The industrial question is how the aircraft would be acquired, converted, supported, and sustained. A330 MRTT production depends on green A330 airframe availability, conversion slots, mission-system equipment, specialised engineering labour, and test infrastructure. Demand for tanker and strategic transport capacity has risen across Europe, and conversion capacity cannot be expanded overnight. Although the aircraft is based on a commercial platform, tanker production is closer to military systems integration than airline completion.
Poland’s interest also sits within a wider European shift toward rebuilding critical enabling capabilities. Air-to-air refuelling receives less attention than fighters, missiles, or air-defence systems, but it shapes sortie generation, combat air patrol persistence, long-range strike options, reinforcement routes, and the dispersal of aircraft away from vulnerable bases. Without tankers, even advanced combat aircraft are tied more tightly to geography.

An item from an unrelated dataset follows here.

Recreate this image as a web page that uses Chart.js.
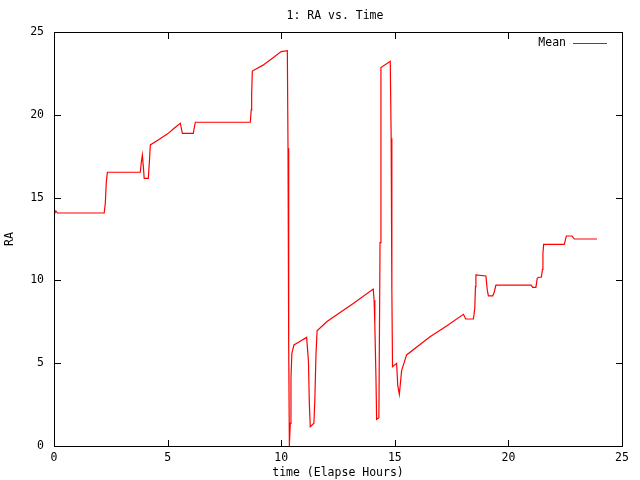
<!DOCTYPE html>
<html>
<head>
<meta charset="utf-8">
<title>1: RA vs. Time</title>
<script src="https://cdn.jsdelivr.net/npm/chart.js@4/dist/chart.umd.min.js"></script>
<style>
    html, body { margin: 0; padding: 0; background: #ffffff; }
    #wrap { width: 640px; height: 480px; position: relative; }
</style>
</head>
<body>
<div id="wrap"><canvas id="chartRa" width="640" height="480"></canvas></div>
<script>
(function () {
    'use strict';

    const hours = [
        0.00, 0.08, 0.15, 2.21, 2.26, 2.30, 2.35, 3.80, 3.84, 3.89, 3.93, 3.97,
        4.15, 4.20, 4.24, 4.60, 5.00, 5.30, 5.56, 5.65, 6.13, 6.22, 8.64, 8.68,
        8.70, 8.73, 9.20, 9.70, 10.00, 10.27, 10.30, 10.33, 10.36, 10.40, 10.43, 10.47,
        10.56, 10.80, 11.12, 11.20, 11.24, 11.28, 11.44, 11.48, 11.53, 11.58, 12.00, 13.17,
        14.05, 14.09, 14.12, 14.17, 14.20, 14.30, 14.35, 14.39, 14.80, 14.84, 14.87, 14.90,
        15.08, 15.13, 15.20, 15.30, 15.52, 16.55, 17.28, 18.02, 18.12, 18.46, 18.52, 18.55,
        18.57, 19.01, 19.07, 19.12, 19.31, 19.38, 19.45, 21.00, 21.07, 21.21, 21.27, 21.33,
        21.45, 21.50, 21.52, 21.55, 22.46, 22.55, 22.80, 22.90, 23.90
    ];
    const ra = [
        13.95, 14.20, 14.07, 14.07, 14.69, 15.90, 16.53, 16.53, 17.10, 17.57, 16.90, 16.16,
        16.16, 17.20, 18.18, 18.50, 18.85, 19.20, 19.49, 18.88, 18.88, 19.55, 19.55, 20.30,
        21.30, 22.64, 23.00, 23.50, 23.82, 23.87, 17.98, 6.00, 0.00, 1.37, 4.10, 5.60,
        6.10, 6.30, 6.56, 5.09, 2.48, 1.17, 1.37, 2.78, 5.50, 6.96, 7.50, 8.60,
        9.48, 8.80, 7.37, 4.19, 1.61, 1.71, 12.28, 22.85, 23.23, 18.58, 9.46, 4.79,
        4.99, 3.64, 3.12, 4.55, 5.50, 6.60, 7.25, 7.95, 7.67, 7.67, 8.31, 9.62,
        10.33, 10.27, 9.42, 9.06, 9.06, 9.30, 9.72, 9.72, 9.58, 9.58, 10.12, 10.19,
        10.19, 10.67, 11.63, 12.17, 12.17, 12.68, 12.68, 12.50, 12.50
    ];
    const xTicks = [0, 5, 10, 15, 20, 25];
    const yTicks = [0, 5, 10, 15, 20, 25];

    const FONT = { family: "'DejaVu Sans Mono', 'Liberation Mono', monospace", size: 11.5 };

    function pointsFrom(xs, ys) {
        return xs.map(function (x, i) {
            return { x: x, y: ys[i] };
        });
    }

    function useTicks(values) {
        return function (scale) {
            scale.ticks = values.map(function (v) {
                return { value: v };
            });
        };
    }

    // gnuplot look: boxed frame, ticks pointing inwards on all four sides, title and key
    const gnuplotFrame = {
        id: 'gnuplotFrame',
        afterDraw: function (chart) {
            const ctx = chart.ctx;
            const area = chart.chartArea;
            const sx = chart.scales.x;
            const sy = chart.scales.y;
            const len = 6;
            const left = Math.round(area.left);
            const right = Math.round(area.right);
            const top = Math.round(area.top);
            const bottom = Math.round(area.bottom);

            ctx.save();
            ctx.fillStyle = '#000000';
            ctx.fillRect(left, top, right - left + 1, 1);
            ctx.fillRect(left, bottom, right - left + 1, 1);
            ctx.fillRect(left, top, 1, bottom - top + 1);
            ctx.fillRect(right, top, 1, bottom - top + 1);

            xTicks.forEach(function (v) {
                const px = Math.round(sx.getPixelForValue(v));
                ctx.fillRect(px, bottom - len, 1, len);
                ctx.fillRect(px, top, 1, len + 1);
            });
            yTicks.forEach(function (v) {
                const py = Math.round(sy.getPixelForValue(v));
                ctx.fillRect(left, py, len + 1, 1);
                ctx.fillRect(right - len, py, len + 1, 1);
            });

            ctx.font = FONT.size + 'px ' + FONT.family;
            ctx.textBaseline = 'middle';
            ctx.textAlign = 'center';
            ctx.fillText('1: RA vs. Time', 335, 16);

            ctx.textAlign = 'right';
            ctx.fillText('Mean', 566, 43);
            ctx.fillStyle = '#ff0000';
            ctx.fillRect(573, 43, 34, 1);
            ctx.restore();
        }
    };

    new Chart(document.getElementById('chartRa'), {
        type: 'line',
        data: {
            datasets: [{
                label: 'Mean',
                data: pointsFrom(hours, ra),
                borderColor: '#ff0000',
                borderWidth: 1.2,
                pointRadius: 0,
                tension: 0,
                fill: false
            }]
        },
        options: {
            responsive: false,
            animation: false,
            layout: { padding: { top: 32, right: 18, left: 0, bottom: 0 } },
            plugins: {
                legend: { display: false },
                title: { display: false },
                tooltip: { enabled: false }
            },
            scales: {
                x: {
                    type: 'linear',
                    min: 0,
                    max: 25,
                    afterBuildTicks: useTicks(xTicks),
                    afterFit: function (scale) { scale.height = 34; },
                    grid: { display: false, drawTicks: false },
                    border: { display: false },
                    ticks: { color: '#000000', font: FONT, padding: 5, maxRotation: 0 },
                    title: { display: true, text: 'time (Elapse Hours)', color: '#000000', font: FONT, padding: { top: 2, bottom: 0 } }
                },
                y: {
                    type: 'linear',
                    min: 0,
                    max: 25,
                    afterBuildTicks: useTicks(yTicks),
                    afterFit: function (scale) { scale.width = 54; },
                    grid: { display: false, drawTicks: false },
                    border: { display: false },
                    ticks: { color: '#000000', font: FONT, padding: 10 },
                    title: { display: true, text: 'RA', color: '#000000', font: FONT, padding: { top: 3, bottom: 0 } }
                }
            }
        },
        plugins: [gnuplotFrame]
    });
})();
</script>
</body>
</html>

A Polish MRTT programme would create demand far beyond airframe delivery. Refuelling booms and hose-and-drogue systems require maintenance, calibration, and training support. Mission communications have to connect with national and NATO networks. Cabin and cargo systems need configuration control. Ground equipment, spares, simulators, and depot-level maintenance all become part of the through-life package.
Local industrial participation will be closely watched. Poland has become one of Europe’s most active defence procurement markets, and its preference is increasingly for sustainment, repair, training, or component work to sit inside the country where possible. Airbus already has a Polish footprint, and any tanker acquisition is likely to be judged not only by delivery timelines, but also by the amount of long-term support capability that can be embedded locally.
The A330 MRTT also exposes a wider tension in European defence manufacturing. Countries want greater strategic autonomy, yet many enabling capabilities depend on highly specialised bottlenecks: tanker conversion, missile motor output, air-defence launcher production, and secure communications hardware. When several NATO customers want the same industrial capacity at once, production slot access becomes a procurement issue in its own right.
Poland’s move toward tanker aircraft signals a more mature eastern flank force structure. Fighters, missiles, and air-defence systems have dominated procurement headlines, but the next stage of capability growth lies in systems that keep them operating. Tankers do not deliver the drama of combat aircraft orders, but they give air power reach, persistence, and resilience. For aerospace manufacturers, the opportunity lies in the long conversion and sustainment chain behind each aircraft.